EXERCISE GOAL:
Restate, exactly and without pictures, the lines from the start of the listing below through the line holding "import plotly.graph_objects as go".

BEGIN SUPPLIED DATA

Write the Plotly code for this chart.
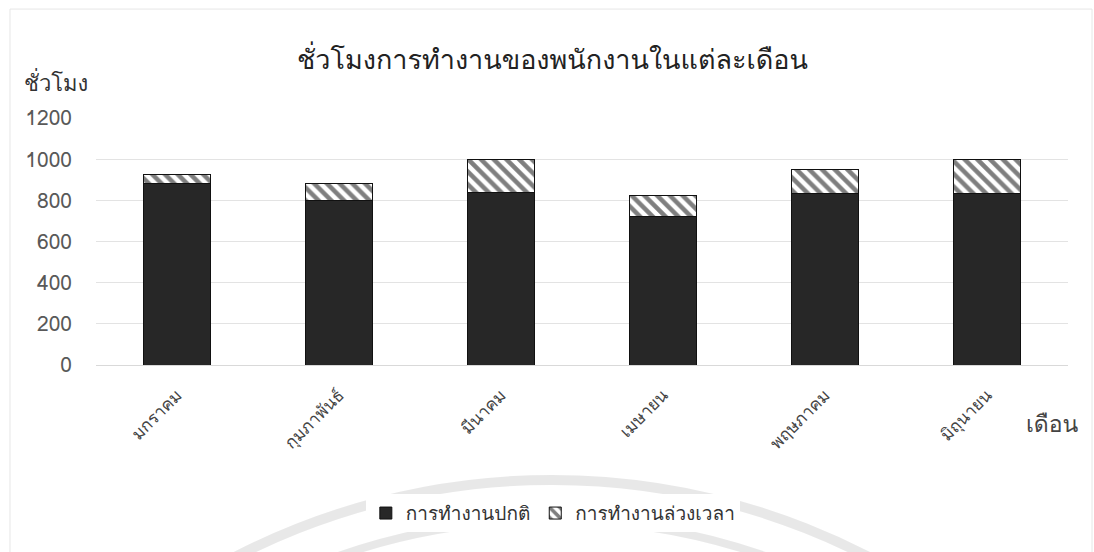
import plotly.graph_objects as go

months = ["มกราคม", "กุมภาพันธ์", "มีนาคม", "เมษายน", "พฤษภาคม", "มิถุนายน"]
regular_hours = [880, 800, 840, 720, 835, 835]
overtime_hours = [45, 80, 160, 105, 115, 165]
y_ticks = [0, 200, 400, 600, 800, 1000, 1200]

title_text = "ชั่วโมงการทำงานของพนักงานในแต่ละเดือน"
y_title = "ชั่วโมง"
x_title = "เดือน"
series_names = ["การทำงานปกติ", "การทำงานล่วงเวลา"]

serif = "Tlwg Typo, Norasi, Loma, Liberation Serif, serif"
sans = "Tlwg Typist, Loma, Noto Sans, DejaVu Sans, sans-serif"

fig = go.Figure()
fig.add_trace(go.Bar(
    x=months, y=regular_hours, name=series_names[0],
    marker=dict(color="#272727", line=dict(color="#111111", width=1)),
))
fig.add_trace(go.Bar(
    x=months, y=overtime_hours, name=series_names[1],
    marker=dict(color="white", line=dict(color="#111111", width=1),
                pattern=dict(shape="\\", fgcolor="#000000", bgcolor="white",
                             size=9, solidity=0.5)),
))

# faint background rings behind the legend
rings = [
    dict(cx=0.469, cy=-3.259, r=690, w=10),
    dict(cx=0.469, cy=-3.259, r=650, w=8),
]
shapes = [
    dict(type="rect", xref="paper", yref="paper", x0=-0.0885, x1=1.0247,
         y0=-1.0, y1=1.441, line=dict(color="#e6e6e6", width=1), layer="below"),
]
for ring in rings:
    shapes.append(dict(
        type="circle", xref="paper", yref="paper",
        xsizemode="pixel", ysizemode="pixel",
        xanchor=ring["cx"], yanchor=ring["cy"],
        x0=-ring["r"], x1=ring["r"], y0=-ring["r"], y1=ring["r"],
        line=dict(color="rgba(0,0,0,0.09)", width=ring["w"]), layer="below",
    ))

fig.update_layout(
    barmode="stack",
    bargap=0.59,
    width=1094, height=552,
    margin=dict(l=96, r=26, t=118, b=187),
    paper_bgcolor="white", plot_bgcolor="white",
    font=dict(family=sans, color="#595959", size=16),
    title=dict(text=title_text, x=0.505, xanchor="center", y=0.893, yanchor="middle",
               font=dict(family=serif, size=27, color="#222222")),
    showlegend=True,
    legend=dict(orientation="h", x=0.47, xanchor="center", y=-0.60, yanchor="middle",
                traceorder="normal",
                font=dict(family=serif, size=19, color="#333333"),
                itemwidth=30, tracegroupgap=0),
    xaxis=dict(showgrid=False, showline=False, ticks="", tickangle=-45,
               ticklabelstandoff=16,
               tickfont=dict(family=serif, size=17, color="#444444")),
    yaxis=dict(range=[0, 1200], tickvals=y_ticks, showgrid=True,
               gridcolor="#e3e3e3", gridwidth=1, zeroline=True,
               zerolinecolor="#d9d9d9", zerolinewidth=1,
               ticks="", ticklabelstandoff=23,
               tickfont=dict(size=21, color="#595959")),
    annotations=[
        dict(text=y_title, xref="paper", yref="paper", x=-0.076, y=1.14,
             xanchor="left", yanchor="middle", showarrow=False,
             font=dict(family=sans, size=22, color="#333333")),
        dict(text=x_title, xref="paper", yref="paper", x=1.013, y=-0.24,
             xanchor="right", yanchor="middle", showarrow=False,
             font=dict(family=sans, size=23, color="#444444")),
    ],
    shapes=shapes,
)

fig.write_html("out.html")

END SUPPLIED DATA

COMPLETED TASK:
Write the Plotly code for this chart.
import plotly.graph_objects as go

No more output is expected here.